A senior Hamas member has been killed in a suburb of the Syrian capital Damascus, a member of the group said yesterday, accusing Israel’s spy agency of being behind the attack.
Israel’s defense minister said on army radio in response to the suggestion: “I’m not sure that that’s necessarily right.”
Hamas said the member, Kamal Hussein Ghannaja, was killed on Wednesday.
“A group of people entered his home in Qudsaya ... where he was liquidated,” the official said on condition of anonymity.
“According to our information, Mossad was behind the assassination,” he added, referring to Israel’s foreign intelligence agency.
The official said Ghannaja was one of the deputies of Mahmud al-Mabhuh, a senior Hamas military commander found dead in a Dubai hotel room in 2010. Investigators in the Gulf emirate have accused Mossad of that murder.
However, Israeli Defense Minister Ehud Barak said it was not “necessarily true” that Mossad was behind Ghannaja’s assassination, adding that nonetheless he would not mourn the Hamas member because he was not “one of the righteous of his generation.”
Syria has long allowed Hamas to operate offices in Damascus, but in recent months, the Palestinian group has quietly moved most of its operations elsewhere as an uprising that is spiraling into civil war has rocked the country.

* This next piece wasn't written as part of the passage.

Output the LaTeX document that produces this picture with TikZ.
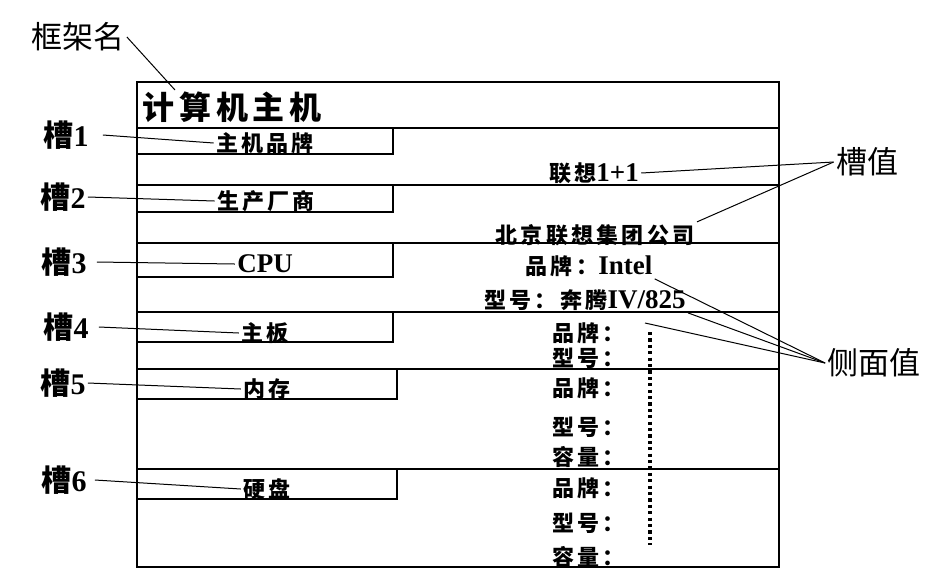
\documentclass[tikz,border=0pt]{standalone}
\usepackage{fontspec}
\setmainfont{Liberation Serif}
\newfontfamily\hei{Noto Sans CJK SC}
\newfontfamily\kai[LetterSpace=15]{Noto Sans CJK SC}
\newcommand{\lat}[1]{{\fontsize{13.5}{14}\selectfont\rmfamily\bfseries #1}}
\tikzset{
	outline/.style={line width=0.8pt},
	slotline/.style={line width=0.6pt},
	pointer/.style={line width=0.5pt},
	dots/.style={line width=1.7pt, dash pattern=on 1.6pt off 1.6pt},
	label/.style={inner sep=1pt, font=\fontsize{15.5}{16}\selectfont\hei},
	tag/.style={inner sep=1pt, font=\fontsize{15}{16}\selectfont\bfseries},
	slotname/.style={inner sep=1pt, font=\fontsize{11}{12}\selectfont\kai\bfseries},
	facet/.style={inner sep=1pt, anchor=west, font=\fontsize{11}{12}\selectfont\kai\bfseries},
}

\begin{document}
\begin{tikzpicture}[x=0.5pt, y=-0.5pt]
	\useasboundingbox (0,0) rectangle (940,580);
	% frame and slots
	\draw[outline] (137,82) rectangle (779,567);
	\draw[slotline] (137,128) -- (779,128);
	\draw[slotline] (137,154) -- (393,154) -- (393,128);
	\draw[slotline] (137,185) -- (779,185);
	\draw[slotline] (137,212) -- (393,212) -- (393,185);
	\draw[slotline] (137,243) -- (779,243);
	\draw[slotline] (137,277) -- (393,277) -- (393,243);
	\draw[slotline] (137,312) -- (779,312);
	\draw[slotline] (137,342) -- (393,342) -- (393,312);
	\draw[slotline] (137,369) -- (779,369);
	\draw[slotline] (137,399) -- (397,399) -- (397,369);
	\draw[slotline] (137,469) -- (779,469);
	\draw[slotline] (137,499) -- (397,499) -- (397,469);

	\node[anchor=west, inner sep=1pt, font=\fontsize{16}{17}\selectfont\kai\bfseries] (T) at (140,107) {计算机主机};
	\node[slotname] (N1) at (265,143) {主机品牌};
	\node[slotname] (N2) at (266,201) {生产厂商};
	\node[slotname] (N3) at (265,264) {\lat{CPU}};
	\node[slotname] (N4) at (265,333) {主板};
	\node[slotname] (N5) at (267,389) {内存};
	\node[slotname] (N6) at (267,489) {硬盘};

	\node[slotname] (V1) at (594,173) {联想\lat{1+1}};
	\node[slotname] (V2) at (595,235) {北京联想集团公司};
	\node[slotname] (P1) at (589,266) {品牌：\lat{Intel}};
	\node[slotname] (P2) at (585,300) {型号：奔腾\lat{IV/825}};
	\node[facet] (B4) at (550,333) {品牌：};
	\node[facet] (M4) at (550,358) {型号：};
	\node[facet] (B5) at (550,388) {品牌：};
	\node[facet] (M5) at (550,427) {型号：};
	\node[facet] (R5) at (550,457) {容量：};
	\node[facet] (B6) at (550,488) {品牌：};
	\node[facet] (M6) at (550,523) {型号：};
	\node[facet] (R6) at (550,557) {容量：};
	\draw[dots] (650,332) -- (650,545);

	% labels outside
	\node[label] (F) at (78,37) {框架名};
	\node[tag] (S1) at (66,135) {{\hei 槽}1};
	\node[tag] (S2) at (63,197) {{\hei 槽}2};
	\node[tag] (S3) at (64,262) {{\hei 槽}3};
	\node[tag] (S4) at (66,327) {{\hei 槽}4};
	\node[tag] (S5) at (63,383) {{\hei 槽}5};
	\node[tag] (S6) at (64,480) {{\hei 槽}6};
	\node[label] (C) at (867,162) {槽值};
	\node[label] (D) at (874,363) {侧面值};
	\coordinate (t) at (175,90);
	\coordinate (q) at (645,323);

	\draw[pointer] (F.east) -- (t);
	\draw[pointer] ([xshift=6pt]S1.east) -- (N1.west);
	\draw[pointer] (S2.east) -- (N2.west);
	\draw[pointer] ([xshift=4pt]S3.east) -- (N3.west);
	\draw[pointer] ([xshift=4pt]S4.east) -- (N4.west);
	\draw[pointer] (S5.east) -- (N5.west);
	\draw[pointer] ([xshift=3pt]S6.east) -- (N6.west);
	\draw[pointer] (V1.east) -- (C.west);
	\draw[pointer] (V2.north east) -- (C.west);
	\draw[pointer] (P1.south east) -- (D.west);
	\draw[pointer] (P2.south east) -- (D.west);
	\draw[pointer] (q) -- (D.west);
\end{tikzpicture}
\end{document}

The situation in neighboring Syria has been a key concern for Israel, and topped the agenda of talks between Israeli officials and Russian President Vladimir Putin, who visited the Jewish state earlier this week.
Barak yesterday expressed hope that no new arms would be sent to Syria, adding that Putin “listened perfectly to what we said” on the issue, particularly on the delivery of S-300 surface-to-air missiles.
Israel is still technically at war with Syria, but the armistice line separating the neighbors has been largely quiet in recent years, leading some to suggest that the fall of Syrian President Bashar al-Assad could be bad for the Jewish state.
However in recent months, after initially declining to make public comment, Israeli leaders have condemned Assad’s crackdown, saying it is only a matter of time before he is ousted.
Meanwhile, Palestinian President Mahmoud Abbas will meet with Israeli Vice Premier Shaul Mofaz on Sunday, a Palestinian official said, in the highest-level meeting between the sides since peace talks broke down in 2010.
“There will be a meeting on Sunday between President Abbas and Mr Mofaz. This comes after a request for a meeting from Mofaz,” Chief Palestinian Negotiator Saeb Erekat told Voice of Palestine Radio yesterday.
A spokesman for Mofaz would not confirm or deny that a meeting had been arranged, but he did say there was ongoing contact with Abbas’ office toward setting up such an event.
Mofaz told reporters this month that he intended to meet Abbas “to examine ways to restart peace negotiations with the Palestinians.”
However, few expect any progress in the long-frozen peace talks ahead of the US presidential elections in November.